__PROBLEM DETAILS__:
Drop every picture. Then return, exactly, the lines from the beginning of the listing below through the one containing "import matplotlib.pyplot as plt".

__SUPPLIED INFORMATION__:
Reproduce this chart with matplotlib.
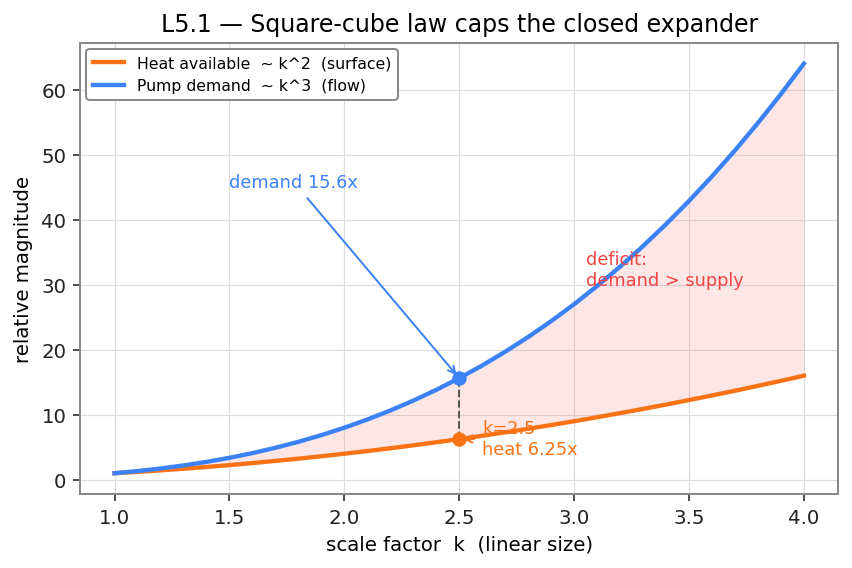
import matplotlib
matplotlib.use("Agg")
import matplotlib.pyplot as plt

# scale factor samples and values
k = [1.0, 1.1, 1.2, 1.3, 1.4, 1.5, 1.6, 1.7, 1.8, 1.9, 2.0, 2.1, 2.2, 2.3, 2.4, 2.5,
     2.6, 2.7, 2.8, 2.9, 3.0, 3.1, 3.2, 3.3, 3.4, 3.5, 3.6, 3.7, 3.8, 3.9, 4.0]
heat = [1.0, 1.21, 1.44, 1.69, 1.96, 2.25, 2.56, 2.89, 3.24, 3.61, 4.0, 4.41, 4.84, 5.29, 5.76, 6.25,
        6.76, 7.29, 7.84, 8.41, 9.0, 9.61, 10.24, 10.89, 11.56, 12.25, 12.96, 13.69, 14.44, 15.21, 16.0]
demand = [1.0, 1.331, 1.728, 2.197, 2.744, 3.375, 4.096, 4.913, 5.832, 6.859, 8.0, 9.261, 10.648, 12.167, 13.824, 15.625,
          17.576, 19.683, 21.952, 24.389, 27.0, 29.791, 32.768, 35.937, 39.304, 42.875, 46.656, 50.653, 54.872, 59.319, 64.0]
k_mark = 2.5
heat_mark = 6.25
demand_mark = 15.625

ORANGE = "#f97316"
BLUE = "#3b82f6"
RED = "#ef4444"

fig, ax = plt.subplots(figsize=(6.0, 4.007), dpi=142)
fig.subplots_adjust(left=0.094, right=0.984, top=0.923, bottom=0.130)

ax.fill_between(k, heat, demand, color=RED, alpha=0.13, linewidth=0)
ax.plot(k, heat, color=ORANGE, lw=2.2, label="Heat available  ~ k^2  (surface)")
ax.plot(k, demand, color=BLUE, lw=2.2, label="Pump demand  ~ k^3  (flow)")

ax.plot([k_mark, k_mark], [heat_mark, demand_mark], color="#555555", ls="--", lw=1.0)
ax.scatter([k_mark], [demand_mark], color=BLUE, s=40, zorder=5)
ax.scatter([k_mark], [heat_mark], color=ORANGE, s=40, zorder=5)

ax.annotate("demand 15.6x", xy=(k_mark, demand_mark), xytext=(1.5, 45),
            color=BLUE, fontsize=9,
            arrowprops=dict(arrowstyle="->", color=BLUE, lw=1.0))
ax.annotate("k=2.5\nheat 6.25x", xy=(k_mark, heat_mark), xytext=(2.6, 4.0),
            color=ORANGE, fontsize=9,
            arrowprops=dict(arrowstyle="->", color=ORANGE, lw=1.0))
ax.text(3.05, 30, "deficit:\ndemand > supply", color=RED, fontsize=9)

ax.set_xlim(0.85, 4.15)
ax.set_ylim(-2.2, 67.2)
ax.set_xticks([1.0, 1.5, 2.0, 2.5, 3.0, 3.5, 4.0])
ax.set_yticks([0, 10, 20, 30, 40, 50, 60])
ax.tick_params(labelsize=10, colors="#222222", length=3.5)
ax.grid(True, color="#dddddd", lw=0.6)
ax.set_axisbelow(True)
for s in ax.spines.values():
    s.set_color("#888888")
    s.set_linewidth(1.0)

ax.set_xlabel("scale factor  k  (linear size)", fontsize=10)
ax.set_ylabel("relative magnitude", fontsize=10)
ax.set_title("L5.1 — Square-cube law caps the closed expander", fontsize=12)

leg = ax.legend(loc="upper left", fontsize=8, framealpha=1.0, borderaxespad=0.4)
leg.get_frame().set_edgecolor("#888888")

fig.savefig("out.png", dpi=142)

__RESULT OF THIS EXERCISE__:
Reproduce this chart with matplotlib.
import matplotlib
matplotlib.use("Agg")
import matplotlib.pyplot as plt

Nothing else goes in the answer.